I pushed the wasm runtimes into the issue branch, so now you should just be able to do
just run
or
bun test ./index.ts --timeout=22000000
And this will eventually fail. If the timeout is 10 min, it will fail in about 15 min probably.
If you want to build the wasms yourself you can do:
git submodule update --init
cd runtimes
git checkout dev-asset-hub-migration
cd ../
just build-polkadot
You need a polkadot-parachain node running.
Small nits:
You can easily start the node from ahm-dryrun repo by running:
just build-omni-node
just run-chain
It will use 9944 and 9955 ports for Relay and AH respectively.
If you want to use remote endpoints just change this and this lines, we already have everything you need in .env.
and if you want to build wasms yourself you can also use
just build-polkadot
it will put the wasms under the runtime_wasm directory
I tried the script, I made some changes and seems to be able to running fine.
TLDR; add a block number so that the db cache can be reused. use network.chain.newBlock instead of network.dev.newBlock.
The dev.* methods are calling the dev_* rpc via ws. This means it can be timed out if the new block action take too long.
Using the chain.* methods is invoking the Chopsticks instance directly and won't have such issue.
import { setupNetworks } from '@acala-network/chopsticks-testing'
const {polkadot, assetHub} = await setupNetworks({
polkadot: {
endpoint: 'wss://polkadot.rpc.permanence.io',
// resumes from the highest block.
// resume: true,
'wasm-override': 'polkadot_runtime.compact.compressed.wasm',
// 'prefetch-storages': ['0x'],
'runtime-log-level': 5,
db: './dbs/polkadot.sqlite',
port: 8000,
timeout: 60000,
block: 25465700
},
assetHub: {
endpoint: 'wss://polkadot-asset-hub-rpc.polkadot.io',
// resumes from the highest block.
// resume: true,
'wasm-override': 'asset_hub_polkadot_runtime.compact.compressed.wasm',
// 'prefetch-storages': ['0x'],
'runtime-log-level': 5,
db: './dbs/polkadot-asset-hub.sqlite',
port: 8001,
timeout: 60000,
block: 8579088
},
});
console.log('Before setStorage');
await polkadot.dev.setStorage({
rcMigrator: {
rcMigrationStage: 'AccountsMigrationInit',
},
})
await assetHub.dev.setStorage({
ahMigrator: {
ahMigrationStage: 'DataMigrationOngoing',
},
});
await polkadot.chain.newBlock(); // Init -> Ongoing
await assetHub.chain.newBlock();
let rcMigrationStage = (await polkadot.api.query.rcMigrator.rcMigrationStage()).toHuman();
let rcStageName = rcMigrationStage ? Object.keys(rcMigrationStage)[0] : null;
console.log('11111111 rcMigrationStage before: ', rcMigrationStage);
while (rcStageName == 'AccountsMigrationOngoing') {
console.log('11111111 before polkadot chain new block')
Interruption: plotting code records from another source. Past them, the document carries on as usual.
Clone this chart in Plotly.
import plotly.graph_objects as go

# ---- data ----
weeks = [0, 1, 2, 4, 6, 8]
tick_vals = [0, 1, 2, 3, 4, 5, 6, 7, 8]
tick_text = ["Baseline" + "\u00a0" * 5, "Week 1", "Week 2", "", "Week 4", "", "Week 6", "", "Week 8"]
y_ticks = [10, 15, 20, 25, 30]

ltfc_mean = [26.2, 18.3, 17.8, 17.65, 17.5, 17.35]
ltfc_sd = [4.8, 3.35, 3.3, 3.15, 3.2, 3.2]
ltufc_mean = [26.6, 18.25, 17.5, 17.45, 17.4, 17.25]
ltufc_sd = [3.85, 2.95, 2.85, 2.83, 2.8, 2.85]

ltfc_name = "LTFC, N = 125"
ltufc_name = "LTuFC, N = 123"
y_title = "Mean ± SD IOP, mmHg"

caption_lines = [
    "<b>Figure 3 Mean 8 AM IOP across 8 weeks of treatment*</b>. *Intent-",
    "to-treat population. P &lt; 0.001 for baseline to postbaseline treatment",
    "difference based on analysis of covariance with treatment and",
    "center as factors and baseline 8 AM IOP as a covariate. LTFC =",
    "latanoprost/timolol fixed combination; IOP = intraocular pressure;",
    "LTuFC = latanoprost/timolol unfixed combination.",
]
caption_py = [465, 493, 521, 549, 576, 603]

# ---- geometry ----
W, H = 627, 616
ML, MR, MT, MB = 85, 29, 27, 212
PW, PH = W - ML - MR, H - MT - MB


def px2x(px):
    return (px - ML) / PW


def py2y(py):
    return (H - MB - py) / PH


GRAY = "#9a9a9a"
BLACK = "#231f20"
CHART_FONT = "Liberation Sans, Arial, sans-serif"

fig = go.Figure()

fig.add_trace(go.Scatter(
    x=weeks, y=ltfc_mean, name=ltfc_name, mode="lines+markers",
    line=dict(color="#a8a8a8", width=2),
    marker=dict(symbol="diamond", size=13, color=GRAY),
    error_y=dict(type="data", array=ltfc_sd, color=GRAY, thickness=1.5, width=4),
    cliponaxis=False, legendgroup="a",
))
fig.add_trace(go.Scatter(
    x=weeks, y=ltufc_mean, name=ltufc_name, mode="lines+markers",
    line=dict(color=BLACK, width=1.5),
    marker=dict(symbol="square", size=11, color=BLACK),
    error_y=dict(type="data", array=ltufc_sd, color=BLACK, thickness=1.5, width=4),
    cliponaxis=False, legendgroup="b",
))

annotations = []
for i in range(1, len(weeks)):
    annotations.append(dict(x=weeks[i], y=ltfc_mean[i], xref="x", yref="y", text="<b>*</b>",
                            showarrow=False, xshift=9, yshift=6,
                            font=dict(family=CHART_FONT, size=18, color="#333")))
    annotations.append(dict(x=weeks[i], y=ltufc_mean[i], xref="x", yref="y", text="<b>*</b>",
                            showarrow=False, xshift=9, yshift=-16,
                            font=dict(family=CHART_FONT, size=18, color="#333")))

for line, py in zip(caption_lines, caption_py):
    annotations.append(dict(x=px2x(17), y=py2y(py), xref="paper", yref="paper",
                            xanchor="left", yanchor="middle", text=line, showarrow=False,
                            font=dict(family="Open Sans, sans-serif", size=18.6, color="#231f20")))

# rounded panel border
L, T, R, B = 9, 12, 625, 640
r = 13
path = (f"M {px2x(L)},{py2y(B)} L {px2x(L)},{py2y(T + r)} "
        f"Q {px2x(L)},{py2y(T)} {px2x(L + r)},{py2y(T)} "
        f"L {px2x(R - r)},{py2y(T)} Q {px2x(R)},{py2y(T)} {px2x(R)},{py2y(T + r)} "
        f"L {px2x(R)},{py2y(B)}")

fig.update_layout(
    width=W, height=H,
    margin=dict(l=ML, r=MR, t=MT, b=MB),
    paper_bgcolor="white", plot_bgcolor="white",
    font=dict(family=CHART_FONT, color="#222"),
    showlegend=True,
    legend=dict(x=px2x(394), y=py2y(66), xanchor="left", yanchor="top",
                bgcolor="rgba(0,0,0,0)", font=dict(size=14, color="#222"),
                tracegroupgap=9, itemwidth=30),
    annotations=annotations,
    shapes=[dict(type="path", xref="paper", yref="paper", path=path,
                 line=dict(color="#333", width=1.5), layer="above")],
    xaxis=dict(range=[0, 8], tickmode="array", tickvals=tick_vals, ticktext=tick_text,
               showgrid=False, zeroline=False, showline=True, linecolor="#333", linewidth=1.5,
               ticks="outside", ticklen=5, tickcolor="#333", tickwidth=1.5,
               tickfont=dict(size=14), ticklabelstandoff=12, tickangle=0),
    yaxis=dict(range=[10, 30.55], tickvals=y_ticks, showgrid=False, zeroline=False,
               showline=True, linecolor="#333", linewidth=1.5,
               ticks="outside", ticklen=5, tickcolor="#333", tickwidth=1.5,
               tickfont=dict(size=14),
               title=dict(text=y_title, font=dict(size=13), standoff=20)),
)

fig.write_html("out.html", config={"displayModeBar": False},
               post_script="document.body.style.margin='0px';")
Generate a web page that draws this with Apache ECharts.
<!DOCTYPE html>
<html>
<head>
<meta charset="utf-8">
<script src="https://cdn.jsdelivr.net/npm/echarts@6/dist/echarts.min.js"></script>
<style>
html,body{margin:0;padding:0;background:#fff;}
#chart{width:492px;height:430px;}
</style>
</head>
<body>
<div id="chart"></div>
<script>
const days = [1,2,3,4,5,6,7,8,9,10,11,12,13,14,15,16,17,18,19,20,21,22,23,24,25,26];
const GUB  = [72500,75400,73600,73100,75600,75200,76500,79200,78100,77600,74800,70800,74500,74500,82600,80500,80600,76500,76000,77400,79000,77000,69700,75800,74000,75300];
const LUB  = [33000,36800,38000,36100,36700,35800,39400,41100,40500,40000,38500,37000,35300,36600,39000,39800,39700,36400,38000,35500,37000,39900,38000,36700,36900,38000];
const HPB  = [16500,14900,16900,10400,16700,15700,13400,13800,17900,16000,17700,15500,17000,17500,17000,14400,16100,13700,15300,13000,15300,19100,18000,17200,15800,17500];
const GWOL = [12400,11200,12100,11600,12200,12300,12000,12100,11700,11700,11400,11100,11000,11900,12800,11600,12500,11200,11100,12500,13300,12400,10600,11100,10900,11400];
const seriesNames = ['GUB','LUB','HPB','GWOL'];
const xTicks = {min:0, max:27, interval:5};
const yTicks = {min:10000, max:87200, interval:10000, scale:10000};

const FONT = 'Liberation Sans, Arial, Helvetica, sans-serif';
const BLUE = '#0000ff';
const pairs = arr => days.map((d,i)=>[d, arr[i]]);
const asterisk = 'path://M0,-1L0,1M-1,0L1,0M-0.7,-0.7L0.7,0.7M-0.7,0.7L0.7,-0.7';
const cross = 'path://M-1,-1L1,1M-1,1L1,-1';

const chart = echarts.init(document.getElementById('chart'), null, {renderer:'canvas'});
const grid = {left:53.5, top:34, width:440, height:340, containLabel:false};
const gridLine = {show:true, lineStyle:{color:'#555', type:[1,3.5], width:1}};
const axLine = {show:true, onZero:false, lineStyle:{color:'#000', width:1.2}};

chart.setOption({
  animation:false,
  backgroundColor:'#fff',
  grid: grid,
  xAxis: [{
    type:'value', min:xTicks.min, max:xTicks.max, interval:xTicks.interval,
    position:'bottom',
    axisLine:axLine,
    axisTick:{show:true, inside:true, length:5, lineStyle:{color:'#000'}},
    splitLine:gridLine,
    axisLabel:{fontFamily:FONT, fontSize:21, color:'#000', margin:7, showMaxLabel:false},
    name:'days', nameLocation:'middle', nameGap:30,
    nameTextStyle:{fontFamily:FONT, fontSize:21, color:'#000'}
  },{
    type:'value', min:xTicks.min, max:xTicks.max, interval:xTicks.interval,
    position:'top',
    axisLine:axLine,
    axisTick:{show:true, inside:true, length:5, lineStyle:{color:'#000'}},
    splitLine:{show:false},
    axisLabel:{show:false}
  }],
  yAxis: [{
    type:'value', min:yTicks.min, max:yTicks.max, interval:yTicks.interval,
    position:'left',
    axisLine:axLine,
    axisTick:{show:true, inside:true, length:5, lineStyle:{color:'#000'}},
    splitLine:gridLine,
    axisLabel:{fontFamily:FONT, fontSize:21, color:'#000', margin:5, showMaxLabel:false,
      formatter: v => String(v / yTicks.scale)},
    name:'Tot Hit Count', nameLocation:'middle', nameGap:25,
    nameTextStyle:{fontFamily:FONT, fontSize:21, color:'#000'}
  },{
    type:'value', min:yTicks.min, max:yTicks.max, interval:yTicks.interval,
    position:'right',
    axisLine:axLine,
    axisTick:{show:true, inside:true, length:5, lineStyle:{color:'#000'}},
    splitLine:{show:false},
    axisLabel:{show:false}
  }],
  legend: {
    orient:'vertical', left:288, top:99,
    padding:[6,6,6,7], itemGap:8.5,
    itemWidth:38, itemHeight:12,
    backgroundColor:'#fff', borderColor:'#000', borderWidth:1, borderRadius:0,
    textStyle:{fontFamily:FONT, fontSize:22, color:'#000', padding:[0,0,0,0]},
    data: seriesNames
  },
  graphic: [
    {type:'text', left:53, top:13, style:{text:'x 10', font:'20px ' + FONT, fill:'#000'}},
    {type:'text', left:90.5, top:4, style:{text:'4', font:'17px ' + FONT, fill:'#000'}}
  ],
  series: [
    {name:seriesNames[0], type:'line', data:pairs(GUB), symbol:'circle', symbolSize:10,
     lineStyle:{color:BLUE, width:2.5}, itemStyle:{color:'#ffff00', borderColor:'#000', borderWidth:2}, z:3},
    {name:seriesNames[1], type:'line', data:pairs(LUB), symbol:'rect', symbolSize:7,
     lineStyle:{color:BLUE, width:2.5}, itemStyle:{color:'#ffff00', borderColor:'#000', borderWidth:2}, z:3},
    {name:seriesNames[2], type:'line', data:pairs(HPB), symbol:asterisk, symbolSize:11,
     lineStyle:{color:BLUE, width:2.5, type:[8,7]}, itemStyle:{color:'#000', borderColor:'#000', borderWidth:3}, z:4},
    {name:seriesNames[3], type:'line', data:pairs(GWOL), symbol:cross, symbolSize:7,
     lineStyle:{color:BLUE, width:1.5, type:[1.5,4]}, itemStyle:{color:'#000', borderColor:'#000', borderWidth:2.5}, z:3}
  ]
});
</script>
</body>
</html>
await polkadot.chain.newBlock();
console.log('11111111 after polkadot chain new block')
await assetHub.chain.newBlock();
console.log('11111111 after assetHub chain new block')
rcMigrationStage = (await polkadot.api.query.rcMigrator.rcMigrationStage()).toHuman();
rcStageName = rcMigrationStage ? Object.keys(rcMigrationStage)[0] : null;
console.log('11111111 rcMigrationStage: ', rcMigrationStage);
// asset hub's stage stays the same, no need to verify.
}
console.log('migration has finished');
ok that's the culprit (ignoring the timeout, which only add confusions), as I previously identified, one of the block building started but never finished.
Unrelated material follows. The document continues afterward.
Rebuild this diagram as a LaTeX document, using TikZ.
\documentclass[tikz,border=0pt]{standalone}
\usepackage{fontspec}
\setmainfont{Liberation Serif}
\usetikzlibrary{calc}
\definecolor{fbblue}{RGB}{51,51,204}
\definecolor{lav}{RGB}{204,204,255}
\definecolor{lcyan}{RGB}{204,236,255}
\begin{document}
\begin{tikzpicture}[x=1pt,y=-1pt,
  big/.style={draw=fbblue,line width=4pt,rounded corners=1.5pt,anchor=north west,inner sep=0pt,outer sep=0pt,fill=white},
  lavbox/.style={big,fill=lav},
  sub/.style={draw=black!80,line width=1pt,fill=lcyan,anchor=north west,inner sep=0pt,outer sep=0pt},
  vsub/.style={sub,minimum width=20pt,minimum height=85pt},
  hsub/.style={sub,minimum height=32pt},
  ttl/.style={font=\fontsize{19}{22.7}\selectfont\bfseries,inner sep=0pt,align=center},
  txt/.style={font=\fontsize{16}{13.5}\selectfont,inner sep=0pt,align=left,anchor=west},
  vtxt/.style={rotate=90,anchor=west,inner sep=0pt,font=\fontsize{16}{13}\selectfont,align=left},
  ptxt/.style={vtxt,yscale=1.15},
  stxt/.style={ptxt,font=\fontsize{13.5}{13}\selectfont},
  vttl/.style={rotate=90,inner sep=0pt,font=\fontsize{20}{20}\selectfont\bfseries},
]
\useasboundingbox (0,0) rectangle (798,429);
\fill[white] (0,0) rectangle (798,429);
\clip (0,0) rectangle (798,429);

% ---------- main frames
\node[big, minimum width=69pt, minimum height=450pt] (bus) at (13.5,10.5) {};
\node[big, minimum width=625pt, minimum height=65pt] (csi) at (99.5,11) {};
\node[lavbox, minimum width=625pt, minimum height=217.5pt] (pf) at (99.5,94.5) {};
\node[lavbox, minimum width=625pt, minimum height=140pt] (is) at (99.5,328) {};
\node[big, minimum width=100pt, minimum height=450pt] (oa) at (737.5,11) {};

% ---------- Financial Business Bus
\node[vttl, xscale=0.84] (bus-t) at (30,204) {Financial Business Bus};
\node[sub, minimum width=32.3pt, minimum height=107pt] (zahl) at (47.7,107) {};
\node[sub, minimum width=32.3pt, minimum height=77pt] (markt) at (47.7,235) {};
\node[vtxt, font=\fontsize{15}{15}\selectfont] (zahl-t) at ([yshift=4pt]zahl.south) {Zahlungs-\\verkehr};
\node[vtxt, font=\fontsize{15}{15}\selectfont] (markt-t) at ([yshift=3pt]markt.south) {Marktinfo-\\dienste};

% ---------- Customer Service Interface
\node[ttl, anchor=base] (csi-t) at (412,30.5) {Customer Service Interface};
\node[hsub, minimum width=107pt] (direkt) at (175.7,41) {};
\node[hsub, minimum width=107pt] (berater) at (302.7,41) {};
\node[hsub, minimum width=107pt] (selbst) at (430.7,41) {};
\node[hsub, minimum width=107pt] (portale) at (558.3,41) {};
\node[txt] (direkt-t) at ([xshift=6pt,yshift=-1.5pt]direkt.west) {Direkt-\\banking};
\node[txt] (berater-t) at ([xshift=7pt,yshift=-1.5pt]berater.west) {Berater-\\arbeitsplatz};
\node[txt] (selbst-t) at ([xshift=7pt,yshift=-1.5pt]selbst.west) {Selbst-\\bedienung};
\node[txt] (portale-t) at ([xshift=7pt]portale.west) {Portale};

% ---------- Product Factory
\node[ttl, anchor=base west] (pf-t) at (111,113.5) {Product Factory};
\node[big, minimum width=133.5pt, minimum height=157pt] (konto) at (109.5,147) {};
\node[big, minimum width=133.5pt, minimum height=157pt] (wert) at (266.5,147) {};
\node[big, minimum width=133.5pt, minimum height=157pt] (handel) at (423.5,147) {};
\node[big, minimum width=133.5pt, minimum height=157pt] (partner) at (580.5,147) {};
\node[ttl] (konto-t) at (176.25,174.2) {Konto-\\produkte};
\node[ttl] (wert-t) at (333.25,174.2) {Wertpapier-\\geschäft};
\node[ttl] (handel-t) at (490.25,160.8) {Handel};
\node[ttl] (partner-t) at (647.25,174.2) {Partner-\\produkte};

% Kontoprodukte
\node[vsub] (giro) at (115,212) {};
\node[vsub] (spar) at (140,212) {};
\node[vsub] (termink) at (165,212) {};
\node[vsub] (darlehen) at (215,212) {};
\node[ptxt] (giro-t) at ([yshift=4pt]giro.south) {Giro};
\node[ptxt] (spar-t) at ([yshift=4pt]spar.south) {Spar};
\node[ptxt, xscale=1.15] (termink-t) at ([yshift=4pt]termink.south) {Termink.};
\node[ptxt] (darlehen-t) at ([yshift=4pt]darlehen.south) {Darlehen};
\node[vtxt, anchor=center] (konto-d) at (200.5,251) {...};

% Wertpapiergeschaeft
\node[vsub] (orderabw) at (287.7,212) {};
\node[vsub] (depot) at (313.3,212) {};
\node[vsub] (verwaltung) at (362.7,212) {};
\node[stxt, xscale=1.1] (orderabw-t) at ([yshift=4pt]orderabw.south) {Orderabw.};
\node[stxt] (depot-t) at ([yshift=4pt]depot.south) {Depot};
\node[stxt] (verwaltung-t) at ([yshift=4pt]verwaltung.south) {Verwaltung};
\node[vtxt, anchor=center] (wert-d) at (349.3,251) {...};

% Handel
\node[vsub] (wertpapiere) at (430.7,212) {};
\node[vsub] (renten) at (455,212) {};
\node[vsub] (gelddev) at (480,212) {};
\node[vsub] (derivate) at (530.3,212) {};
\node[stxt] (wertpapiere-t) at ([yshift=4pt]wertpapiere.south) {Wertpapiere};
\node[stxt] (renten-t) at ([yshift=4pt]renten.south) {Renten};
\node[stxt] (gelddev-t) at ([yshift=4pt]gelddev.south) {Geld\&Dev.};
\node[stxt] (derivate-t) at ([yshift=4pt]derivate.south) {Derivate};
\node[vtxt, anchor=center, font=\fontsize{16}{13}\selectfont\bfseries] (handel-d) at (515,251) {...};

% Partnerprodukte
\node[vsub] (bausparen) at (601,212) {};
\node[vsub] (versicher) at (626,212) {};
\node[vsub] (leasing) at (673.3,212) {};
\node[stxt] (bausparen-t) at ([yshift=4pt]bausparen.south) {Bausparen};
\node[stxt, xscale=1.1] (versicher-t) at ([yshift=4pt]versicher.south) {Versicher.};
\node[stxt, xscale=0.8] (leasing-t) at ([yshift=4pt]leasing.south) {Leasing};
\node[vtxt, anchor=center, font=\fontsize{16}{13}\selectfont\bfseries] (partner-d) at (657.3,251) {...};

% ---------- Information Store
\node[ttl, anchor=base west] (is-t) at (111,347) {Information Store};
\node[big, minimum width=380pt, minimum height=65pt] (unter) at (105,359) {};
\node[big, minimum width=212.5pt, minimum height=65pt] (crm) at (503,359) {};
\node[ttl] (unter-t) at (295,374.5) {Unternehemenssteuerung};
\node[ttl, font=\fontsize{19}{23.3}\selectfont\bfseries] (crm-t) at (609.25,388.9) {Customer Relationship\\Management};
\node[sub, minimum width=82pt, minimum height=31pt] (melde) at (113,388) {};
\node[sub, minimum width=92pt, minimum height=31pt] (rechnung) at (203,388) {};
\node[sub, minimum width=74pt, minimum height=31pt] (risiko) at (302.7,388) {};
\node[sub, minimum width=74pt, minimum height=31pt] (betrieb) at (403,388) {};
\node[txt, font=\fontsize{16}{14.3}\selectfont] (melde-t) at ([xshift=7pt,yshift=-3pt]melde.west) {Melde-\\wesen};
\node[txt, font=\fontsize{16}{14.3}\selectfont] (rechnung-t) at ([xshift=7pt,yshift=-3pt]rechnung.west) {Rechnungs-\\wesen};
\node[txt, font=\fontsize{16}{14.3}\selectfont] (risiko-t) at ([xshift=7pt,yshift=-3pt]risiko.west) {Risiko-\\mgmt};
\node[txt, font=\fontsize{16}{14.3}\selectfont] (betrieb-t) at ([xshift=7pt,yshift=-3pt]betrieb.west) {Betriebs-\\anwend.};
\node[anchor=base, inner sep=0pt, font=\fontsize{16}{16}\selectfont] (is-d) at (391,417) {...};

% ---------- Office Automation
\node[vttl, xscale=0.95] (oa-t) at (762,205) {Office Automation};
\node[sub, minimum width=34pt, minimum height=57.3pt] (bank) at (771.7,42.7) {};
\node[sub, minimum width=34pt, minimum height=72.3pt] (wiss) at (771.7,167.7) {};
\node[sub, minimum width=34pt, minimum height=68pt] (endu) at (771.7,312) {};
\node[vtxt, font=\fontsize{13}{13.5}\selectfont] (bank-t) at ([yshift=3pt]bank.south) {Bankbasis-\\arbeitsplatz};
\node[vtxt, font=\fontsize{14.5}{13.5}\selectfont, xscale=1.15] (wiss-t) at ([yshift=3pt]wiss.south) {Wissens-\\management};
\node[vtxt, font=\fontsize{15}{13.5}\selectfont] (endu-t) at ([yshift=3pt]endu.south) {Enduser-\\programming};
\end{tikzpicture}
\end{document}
On the 13th block at AH, 8579101, the finalization hook never completes. Most likely an infinite loop . I guess I can add some timeout logic to prevent infinite loop on wasm but because storage fetching can take very long time, it is not really possible to determine a reasonable timeout value.
So there isn't much can be done here at Chopsticks.
Hey @xlc
I was able to start the migration with zombie-bite (a tool similar to chopsticks but it produces the blocks at regular 6s cadence, not on-demand as chopsticks does). There I was able to start and run the migration (over 200 blocks for now) without any issue. It makes me think that an issue is on chopsticks' side. Will you have some spare cycles to look deeper into it? If I can help you in any way, just let me know!